The military takeover is a desperate attempt to keep the economic, social and political agenda under the rulership of a few and powerful, thereby, neglecting basic international human rights. While Western governments and the EU are strongly condemning the coup this basically will either lead to one of these three main outcomes; a) civilian led-government control. b) return to the power-sharing agreement. c) military dictatorship. Which in the latter case the international community will eventually try to step in by implementing policies, foreign aid and order for a democratic law.

#2 International Justice Court – The Hague, The Netherlands

Sustainable Development

Because of this coup a revolution has broken out. However, at the same time this also has created ambitious demands for security and peace building, and for economic, political and social reform in the country according to the UN Sustainable Development Goals (SDGs 10 and 16). Still the major challenge for transformation, therefore, remains the existence of numerous armed groups in the country with different visions, as its a challenge to get them to cooperate as one, in addition to the economic crisis, massive debt and the presence of large numbers of corruption, individual interests and the number of refugees, all these are challenges that face the efforts to stop the wars and build sustainable peace in the country.

In order to move more closely to that direction and for the international community to be able to assist to balance their national interests, the Government of Sudan and the UN Environment Programme (UNEP) jointly launched the first-ever State of the Environment and Outlook Report for the Republic of Sudan under the theme of Environment for Peace and Sustainable Development.

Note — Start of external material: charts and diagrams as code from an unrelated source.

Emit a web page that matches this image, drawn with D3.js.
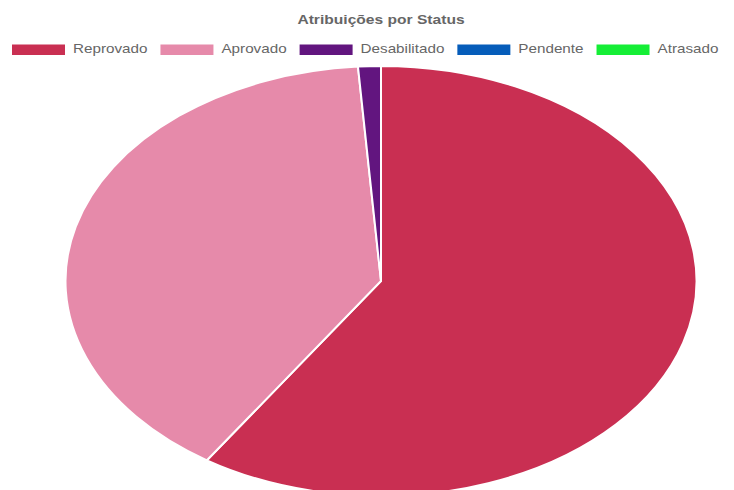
<!DOCTYPE html>
<html>
<head>
<meta charset="utf-8">
<script src="https://cdn.jsdelivr.net/npm/d3@7"></script>
<style>
  html, body { margin: 0; padding: 0; background: #fff; overflow: hidden; }
  svg { display: block; font-family: "Liberation Sans", Arial, sans-serif; }
</style>
</head>
<body>
<div class="visHolder"></div>
<script>
var width = 734,
    height = 490;

var title = "Atribuições por Status";
var labels = ["Reprovado", "Aprovado", "Desabilitado", "Pendente", "Atrasado"];
var values = [51, 34, 1, 0, 0];
var colors = ["#c92f52", "#e68aaa", "#62157f", "#065dba", "#15ee36"];

var svg = d3.select('.visHolder')
  .append('svg')
  .attr('width', width)
  .attr('height', height);

// the original canvas is stretched, so text is wider than it is tall
var sx = 1.3, sy = 1.08;

svg.append("text")
  .attr("transform", "translate(381,24) scale(" + sx + "," + sy + ")")
  .attr("text-anchor", "middle")
  .style("font-size", "12px")
  .style("font-weight", "bold")
  .style("fill", "#666")
  .text(title);

// legend
var legend = svg.append("g").attr("class", "legend");
var x = 12;
labels.forEach(function (lab, i) {
  legend.append("rect")
    .attr("x", x).attr("y", 44.5)
    .attr("width", 53).attr("height", 10.5)
    .style("fill", colors[i]);
  x += 53 + 8;
  var t = legend.append("text")
    .attr("transform", "translate(" + x + ",53) scale(1.27," + sy + ")")
    .style("font-size", "12px")
    .style("fill", "#666")
    .text(lab);
  var w = t.node().getComputedTextLength() * 1.27;
  x += w + 13;
});

// pie (drawn as circle then stretched horizontally)
var cx = 381, cy = 281, rx = 315.5, ry = 215;

var pie = d3.pie().sort(null).value(function (d) { return d; });
var arc = d3.arc().innerRadius(0).outerRadius(ry);

var g = svg.append("g")
  .attr("transform", "translate(" + cx + "," + cy + ") scale(" + (rx / ry) + ",1)");

g.selectAll("path")
  .data(pie(values))
  .enter()
  .append("path")
  .attr("d", arc)
  .style("fill", function (d, i) { return colors[i]; })
  .style("stroke", "#fff")
  .style("stroke-width", 2)
  .attr("vector-effect", "non-scaling-stroke");
</script>
</body>
</html>
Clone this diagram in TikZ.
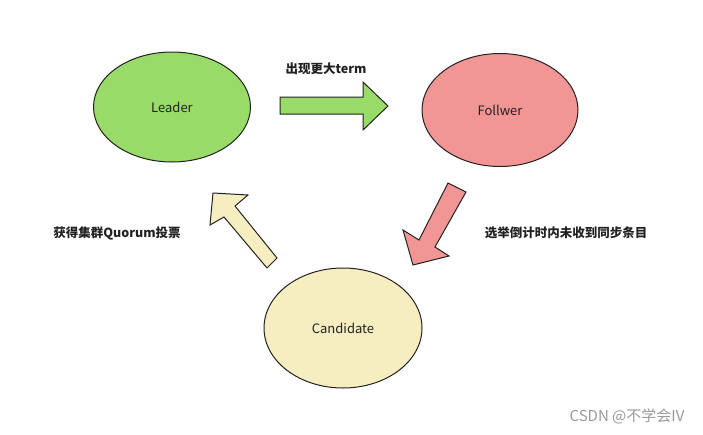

The report highlights the following needs:

  • Shifting focus towards rural development and investment and away from urban-oriented development which will help to decrease rural-to-urban migration.
  • Harmonizing land regulations and laws and integrating customary rights into statutory law according to the best international experiences and practices.
  • Accelerating and intensifying climate change adaptation and resilience measures and promoting proven technologies and improved agricultural extension services.
  • Establishing a regulatory framework for the mining sector to encourage the judicious use of the country’s mineral resources and simultaneously promote environmentally friendly mining technologies.

In conclusion

This report is an observation of Sudan’s specific environmental challenges, covering a multitude of issues from deforestation and land degradation to waste management to food security. It provides detailed facts and figures collected from a broad spectrum of institutions, officials, experts and stakeholders. The final chapter of the report explores various policy options for a sustainable and peaceful future for Sudan debated fairly, equally and respectfully including its citizens.